I have had people telling me that I have OCD about Comrades. Others have described it as a passion, but allow me in this chapter to tell you the story of my daughter, Merran, and then you can decide whether we both have OCD or whether we both have a passion for Comrades, or both.
Merran will be 39 years old in September 2016 and on Sunday the 29th of May 2016 she was at her 36th Comrades, her first one before she was yet a year old.
I grant you that for the first few years of her life she had very little say in the matter but now as an adult, a wife and a mother, she’s still there every year and I have no doubt at all that is some sort of record. I have thrown out a challenge to anyone who can beat that and no takers so we’ll take that as a record. I also have little doubt that even after I am long gone that she will be at every Comrades.
Between us then we have been at 95 Comrades in total with the 91st race on 29th May 2016. Another record perhaps?
As far as Merran is concerned, she has not just been a spectator at Comrades all those years when she was in her teens and now as an adult. In the early days and once again now, she had been and is now once again a spectator but she played an integral role in getting news of the race through to the listeners of Radio 702, and as she started to grow older, she got to know the route as well as I do. She got to know the rules of Comrades and the way in which to best prepare for, and run Comrades. In fact had I not needed her on race day to help me, who knows, she may have been my only running child.
It wasn’t until the mid-nineties that her real involvement started. By this time I had stopped running because of the permanent injury that had affected me but I was well and truly part of the media then, having been involved since the mid 80’s. Those 80’s days were very difficult times to cover Comrades as cellphones had not yet come to South Africa and one year we found a company in Pietermaritzburg that had a system that by radio we contacted them and they then “patched” me through to the studio for my report. Pretty antiquated but it worked.
It’s very important to understand that the role of the written media and that of the electronic media differ significantly. The electronic media is “immediate” and therefore needs to be “live” and that applies equally to radio and television. The problem I faced is that I had to try to do the job with only one car on the route, that I drove as well as doing my reporting (we didn’t broadcast but only reported into news and sports reports), and just the help of my wife, Diane to write down information on pre-prepared sheets. Where we were what distance, and the lead runners and Merran travelling with us in the car so that she could back up the information Diane was taking down. One thing that did take my attention off the road and the runners and the traffic was the fun I used to have sticking the nose of our boldly branded Radio 702 news car in front of the television cameras much to the extreme annoyance of the TV crew.

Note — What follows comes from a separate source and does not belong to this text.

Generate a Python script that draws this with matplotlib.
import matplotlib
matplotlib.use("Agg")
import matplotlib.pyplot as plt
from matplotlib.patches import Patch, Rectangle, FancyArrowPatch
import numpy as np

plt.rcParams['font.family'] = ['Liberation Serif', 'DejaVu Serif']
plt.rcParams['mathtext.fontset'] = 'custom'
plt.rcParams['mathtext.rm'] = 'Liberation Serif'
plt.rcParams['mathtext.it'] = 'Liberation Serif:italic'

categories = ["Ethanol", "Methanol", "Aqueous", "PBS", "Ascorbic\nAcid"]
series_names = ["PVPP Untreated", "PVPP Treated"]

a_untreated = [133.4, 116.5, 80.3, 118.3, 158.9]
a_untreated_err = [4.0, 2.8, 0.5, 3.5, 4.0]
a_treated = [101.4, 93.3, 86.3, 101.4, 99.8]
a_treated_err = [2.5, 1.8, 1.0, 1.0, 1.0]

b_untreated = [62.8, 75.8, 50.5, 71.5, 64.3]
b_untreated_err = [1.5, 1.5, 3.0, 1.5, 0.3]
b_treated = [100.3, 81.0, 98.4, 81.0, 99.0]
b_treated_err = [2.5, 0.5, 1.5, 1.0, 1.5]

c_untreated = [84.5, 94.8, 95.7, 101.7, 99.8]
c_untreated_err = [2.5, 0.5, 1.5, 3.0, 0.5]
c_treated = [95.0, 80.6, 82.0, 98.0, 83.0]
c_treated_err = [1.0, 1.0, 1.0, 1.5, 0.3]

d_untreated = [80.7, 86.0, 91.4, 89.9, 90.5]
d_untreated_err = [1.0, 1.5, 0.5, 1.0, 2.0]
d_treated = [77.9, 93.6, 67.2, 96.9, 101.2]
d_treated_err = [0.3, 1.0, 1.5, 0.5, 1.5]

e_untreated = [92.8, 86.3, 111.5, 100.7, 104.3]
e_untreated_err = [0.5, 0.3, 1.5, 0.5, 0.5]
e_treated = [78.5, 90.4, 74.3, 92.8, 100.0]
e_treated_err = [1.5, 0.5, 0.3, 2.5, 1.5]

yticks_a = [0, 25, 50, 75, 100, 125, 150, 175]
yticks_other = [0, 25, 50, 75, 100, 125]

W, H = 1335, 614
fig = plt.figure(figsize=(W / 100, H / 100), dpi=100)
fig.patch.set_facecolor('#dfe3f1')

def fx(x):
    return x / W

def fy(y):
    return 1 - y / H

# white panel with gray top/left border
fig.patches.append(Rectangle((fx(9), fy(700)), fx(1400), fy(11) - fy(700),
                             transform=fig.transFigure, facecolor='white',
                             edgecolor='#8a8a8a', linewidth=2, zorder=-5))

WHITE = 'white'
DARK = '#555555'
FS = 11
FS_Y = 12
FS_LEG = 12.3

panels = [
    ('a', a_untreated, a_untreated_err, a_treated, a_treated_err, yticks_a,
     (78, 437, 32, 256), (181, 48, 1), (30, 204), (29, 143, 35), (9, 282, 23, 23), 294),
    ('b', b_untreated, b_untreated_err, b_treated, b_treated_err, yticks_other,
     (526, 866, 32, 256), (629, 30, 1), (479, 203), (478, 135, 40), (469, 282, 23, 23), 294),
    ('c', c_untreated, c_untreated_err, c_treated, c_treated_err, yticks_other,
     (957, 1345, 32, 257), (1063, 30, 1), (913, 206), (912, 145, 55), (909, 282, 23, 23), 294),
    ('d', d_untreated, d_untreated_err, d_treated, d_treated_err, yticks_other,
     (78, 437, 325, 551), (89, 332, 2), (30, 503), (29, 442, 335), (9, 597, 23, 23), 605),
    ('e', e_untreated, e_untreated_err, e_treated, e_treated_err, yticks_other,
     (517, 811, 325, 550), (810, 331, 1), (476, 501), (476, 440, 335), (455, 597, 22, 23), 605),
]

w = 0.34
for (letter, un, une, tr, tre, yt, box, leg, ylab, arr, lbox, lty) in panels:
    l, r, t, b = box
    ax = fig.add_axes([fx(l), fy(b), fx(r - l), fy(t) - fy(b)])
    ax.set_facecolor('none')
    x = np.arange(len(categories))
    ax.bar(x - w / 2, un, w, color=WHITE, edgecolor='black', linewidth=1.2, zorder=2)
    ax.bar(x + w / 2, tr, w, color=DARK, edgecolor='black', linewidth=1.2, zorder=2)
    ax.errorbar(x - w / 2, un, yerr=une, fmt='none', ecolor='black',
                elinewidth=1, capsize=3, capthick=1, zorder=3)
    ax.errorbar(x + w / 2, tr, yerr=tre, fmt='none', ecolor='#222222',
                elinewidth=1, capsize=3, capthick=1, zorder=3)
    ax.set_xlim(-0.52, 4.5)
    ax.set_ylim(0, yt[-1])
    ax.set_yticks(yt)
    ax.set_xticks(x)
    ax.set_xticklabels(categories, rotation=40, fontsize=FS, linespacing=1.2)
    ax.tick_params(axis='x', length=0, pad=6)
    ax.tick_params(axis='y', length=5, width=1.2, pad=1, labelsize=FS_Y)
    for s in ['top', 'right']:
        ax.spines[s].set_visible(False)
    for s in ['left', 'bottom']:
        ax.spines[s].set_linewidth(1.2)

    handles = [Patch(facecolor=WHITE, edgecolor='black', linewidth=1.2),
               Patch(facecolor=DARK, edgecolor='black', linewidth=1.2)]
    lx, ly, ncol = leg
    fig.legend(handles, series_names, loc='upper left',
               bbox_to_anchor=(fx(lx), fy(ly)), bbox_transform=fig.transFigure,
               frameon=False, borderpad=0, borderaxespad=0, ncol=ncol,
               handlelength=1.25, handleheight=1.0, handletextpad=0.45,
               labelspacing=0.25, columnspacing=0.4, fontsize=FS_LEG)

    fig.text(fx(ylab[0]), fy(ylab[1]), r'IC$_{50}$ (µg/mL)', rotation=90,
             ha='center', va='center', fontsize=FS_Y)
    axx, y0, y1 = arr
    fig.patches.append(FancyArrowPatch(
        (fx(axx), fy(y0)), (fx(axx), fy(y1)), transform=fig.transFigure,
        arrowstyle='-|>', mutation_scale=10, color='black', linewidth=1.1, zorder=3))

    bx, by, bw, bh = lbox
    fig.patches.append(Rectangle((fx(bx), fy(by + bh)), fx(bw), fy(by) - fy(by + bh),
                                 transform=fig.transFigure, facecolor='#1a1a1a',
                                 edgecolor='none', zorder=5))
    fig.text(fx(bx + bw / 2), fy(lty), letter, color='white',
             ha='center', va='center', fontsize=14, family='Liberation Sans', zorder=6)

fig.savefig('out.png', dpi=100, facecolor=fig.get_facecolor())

I realised after a couple of years that Merran’s knowledge of Comrades was such that she was actually wasted in the news car and I made arrangements with the organisers for her to accreditation to travel on the media bus. She had to wrap up very warmly because in the early morning cold, particularly on the down run from Pietermarizburg, as she was exposed on the top level of the media truck.

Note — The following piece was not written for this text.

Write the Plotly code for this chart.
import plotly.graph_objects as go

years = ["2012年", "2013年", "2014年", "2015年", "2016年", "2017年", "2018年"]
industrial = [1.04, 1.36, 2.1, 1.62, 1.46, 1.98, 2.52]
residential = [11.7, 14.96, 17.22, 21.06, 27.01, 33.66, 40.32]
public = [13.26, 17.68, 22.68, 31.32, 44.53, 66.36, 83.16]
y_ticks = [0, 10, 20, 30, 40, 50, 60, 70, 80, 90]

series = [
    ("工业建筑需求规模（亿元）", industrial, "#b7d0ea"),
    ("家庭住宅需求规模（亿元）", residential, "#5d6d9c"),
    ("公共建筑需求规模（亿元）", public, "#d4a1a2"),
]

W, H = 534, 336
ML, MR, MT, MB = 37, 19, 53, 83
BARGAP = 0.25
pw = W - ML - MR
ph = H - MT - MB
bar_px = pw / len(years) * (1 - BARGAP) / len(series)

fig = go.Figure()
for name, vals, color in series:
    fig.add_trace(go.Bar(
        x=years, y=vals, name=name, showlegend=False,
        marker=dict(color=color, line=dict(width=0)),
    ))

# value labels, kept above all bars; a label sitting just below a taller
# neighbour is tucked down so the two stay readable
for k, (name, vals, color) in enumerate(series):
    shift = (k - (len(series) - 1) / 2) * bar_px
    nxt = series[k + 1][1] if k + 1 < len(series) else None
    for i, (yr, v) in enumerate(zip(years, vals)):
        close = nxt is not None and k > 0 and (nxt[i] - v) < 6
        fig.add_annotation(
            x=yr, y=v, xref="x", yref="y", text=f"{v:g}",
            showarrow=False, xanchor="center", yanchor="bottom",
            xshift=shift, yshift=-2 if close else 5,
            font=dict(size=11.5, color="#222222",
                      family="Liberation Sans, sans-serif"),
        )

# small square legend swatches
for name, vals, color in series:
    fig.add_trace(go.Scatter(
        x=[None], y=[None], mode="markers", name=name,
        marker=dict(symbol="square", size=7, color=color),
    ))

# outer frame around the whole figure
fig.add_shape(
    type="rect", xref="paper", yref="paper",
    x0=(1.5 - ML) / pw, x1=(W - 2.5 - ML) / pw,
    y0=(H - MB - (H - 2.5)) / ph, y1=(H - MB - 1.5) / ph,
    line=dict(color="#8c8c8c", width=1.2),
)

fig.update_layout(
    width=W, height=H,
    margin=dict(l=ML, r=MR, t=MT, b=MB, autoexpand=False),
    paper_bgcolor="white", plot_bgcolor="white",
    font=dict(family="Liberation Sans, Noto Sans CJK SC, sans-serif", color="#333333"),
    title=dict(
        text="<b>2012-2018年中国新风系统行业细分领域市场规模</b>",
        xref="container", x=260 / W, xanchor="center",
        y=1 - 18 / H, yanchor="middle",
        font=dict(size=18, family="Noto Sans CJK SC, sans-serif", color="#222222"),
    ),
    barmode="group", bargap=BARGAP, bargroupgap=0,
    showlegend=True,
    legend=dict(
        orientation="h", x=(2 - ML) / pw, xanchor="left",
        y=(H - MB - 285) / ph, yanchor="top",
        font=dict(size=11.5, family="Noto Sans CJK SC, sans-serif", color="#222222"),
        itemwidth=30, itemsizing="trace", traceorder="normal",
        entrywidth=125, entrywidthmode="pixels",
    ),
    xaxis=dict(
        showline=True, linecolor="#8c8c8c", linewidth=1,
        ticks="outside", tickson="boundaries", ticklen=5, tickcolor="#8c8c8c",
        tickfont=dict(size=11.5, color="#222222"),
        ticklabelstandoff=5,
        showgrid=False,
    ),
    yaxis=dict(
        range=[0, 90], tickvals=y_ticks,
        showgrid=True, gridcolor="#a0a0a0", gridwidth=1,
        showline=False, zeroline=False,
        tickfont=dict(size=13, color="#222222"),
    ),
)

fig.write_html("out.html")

What then happened was that Merran would phone the race numbers of the leaders to Diane and she would look them up from the list we had been given by the organisers. What often happened as a result of this is that we had an advantage over the other radio stations who had to rely on their vehicles to fight their way through the traffic to get to the front and were often blocked from getting to the lead pack by the very media trucks on which they could have relied.

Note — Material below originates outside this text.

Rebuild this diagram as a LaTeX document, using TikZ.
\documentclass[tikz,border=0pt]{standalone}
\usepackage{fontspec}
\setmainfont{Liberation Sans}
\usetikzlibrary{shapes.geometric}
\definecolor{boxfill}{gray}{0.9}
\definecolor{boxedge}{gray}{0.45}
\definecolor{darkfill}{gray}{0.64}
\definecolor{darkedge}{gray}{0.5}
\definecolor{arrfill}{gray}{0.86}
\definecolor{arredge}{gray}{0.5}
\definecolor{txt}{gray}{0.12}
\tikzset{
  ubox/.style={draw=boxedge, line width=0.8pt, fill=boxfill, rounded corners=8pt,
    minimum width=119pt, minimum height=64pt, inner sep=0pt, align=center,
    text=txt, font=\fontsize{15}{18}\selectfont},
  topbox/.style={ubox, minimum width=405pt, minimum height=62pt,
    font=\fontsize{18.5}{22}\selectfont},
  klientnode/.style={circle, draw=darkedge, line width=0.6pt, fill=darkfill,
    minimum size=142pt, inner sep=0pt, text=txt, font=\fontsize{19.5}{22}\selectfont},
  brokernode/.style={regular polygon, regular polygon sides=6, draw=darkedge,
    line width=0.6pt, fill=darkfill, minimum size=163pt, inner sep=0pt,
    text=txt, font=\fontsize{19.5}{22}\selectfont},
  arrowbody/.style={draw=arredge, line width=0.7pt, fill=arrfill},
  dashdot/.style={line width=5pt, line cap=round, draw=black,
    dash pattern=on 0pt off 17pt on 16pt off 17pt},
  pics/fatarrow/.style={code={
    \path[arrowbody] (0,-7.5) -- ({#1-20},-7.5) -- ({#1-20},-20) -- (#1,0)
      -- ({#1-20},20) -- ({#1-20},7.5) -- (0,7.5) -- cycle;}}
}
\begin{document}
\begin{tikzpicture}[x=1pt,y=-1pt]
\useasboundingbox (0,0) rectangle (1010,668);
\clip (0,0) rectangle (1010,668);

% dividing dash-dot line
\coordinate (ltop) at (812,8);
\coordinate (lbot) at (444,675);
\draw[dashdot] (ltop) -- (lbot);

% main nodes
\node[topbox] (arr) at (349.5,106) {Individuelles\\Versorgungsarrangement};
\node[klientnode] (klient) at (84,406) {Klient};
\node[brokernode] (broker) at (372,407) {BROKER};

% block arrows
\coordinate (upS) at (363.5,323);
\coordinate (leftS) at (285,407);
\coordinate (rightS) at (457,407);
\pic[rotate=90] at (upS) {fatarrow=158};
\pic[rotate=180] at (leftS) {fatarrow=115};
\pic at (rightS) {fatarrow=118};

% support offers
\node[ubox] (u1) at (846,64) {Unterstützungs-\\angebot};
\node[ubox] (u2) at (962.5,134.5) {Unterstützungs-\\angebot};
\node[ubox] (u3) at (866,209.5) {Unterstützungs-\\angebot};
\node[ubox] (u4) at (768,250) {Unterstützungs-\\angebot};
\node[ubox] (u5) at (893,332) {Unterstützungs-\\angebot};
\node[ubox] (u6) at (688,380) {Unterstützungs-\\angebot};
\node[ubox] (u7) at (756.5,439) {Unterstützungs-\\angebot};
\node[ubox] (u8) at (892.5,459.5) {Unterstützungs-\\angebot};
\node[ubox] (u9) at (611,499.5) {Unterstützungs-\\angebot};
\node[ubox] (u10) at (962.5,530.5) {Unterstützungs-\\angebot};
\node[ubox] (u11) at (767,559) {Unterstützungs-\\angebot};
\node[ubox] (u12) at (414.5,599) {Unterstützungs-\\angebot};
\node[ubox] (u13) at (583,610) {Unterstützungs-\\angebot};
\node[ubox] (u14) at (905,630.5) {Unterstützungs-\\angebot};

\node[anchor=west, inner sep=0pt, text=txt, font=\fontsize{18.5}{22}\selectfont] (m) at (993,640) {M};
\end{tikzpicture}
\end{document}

We then discovered we had yet another problem. We couldn’t get to the women and who was leading that race further back in the field, but we had communication between the front truck on which Merran was freezing but doing a great job, and the truck further back following the women. As a result she was able to get info from the other media folk on the “women’s media truck” who by now had accepted her as a “colleague”. She, in exchange for this information and with her intimate knowledge of the route, was able to give the rest of the media On her truck, (all written media) this information, route details, landmark information, etc. and everyone was happy.
When I had to break away from the lead procession to get to the finish to see the leaders coming in, I still had Merran sending information back to Diane who in turn was giving me the info I needed.
The result of this “family team” working for Radio 702 were often significantly ahead of other radio stations.
I was unbelievably happy when, after one Comrades, the boss man of the national radio station, called my News Editor, Chris Gibbons, to ask how many vehicles we had had on the road and Chris told him we had just one with one person on the press truck. He congratulated Chris on our job well done saying that we had beaten them with their 20 reporters throughout the race.
A very proud day in my radio days.
At the same time that I was reporting the race for Radio 702 I was also stadium announcer and again Merran played a major role on the announcing tower, assisting Diane to identify runners coming in at the finish so that I could announce them, but I still don’t know whether Merran and I have a passion for Comrades or OCD about it!
I’m happy with either because we both love this race!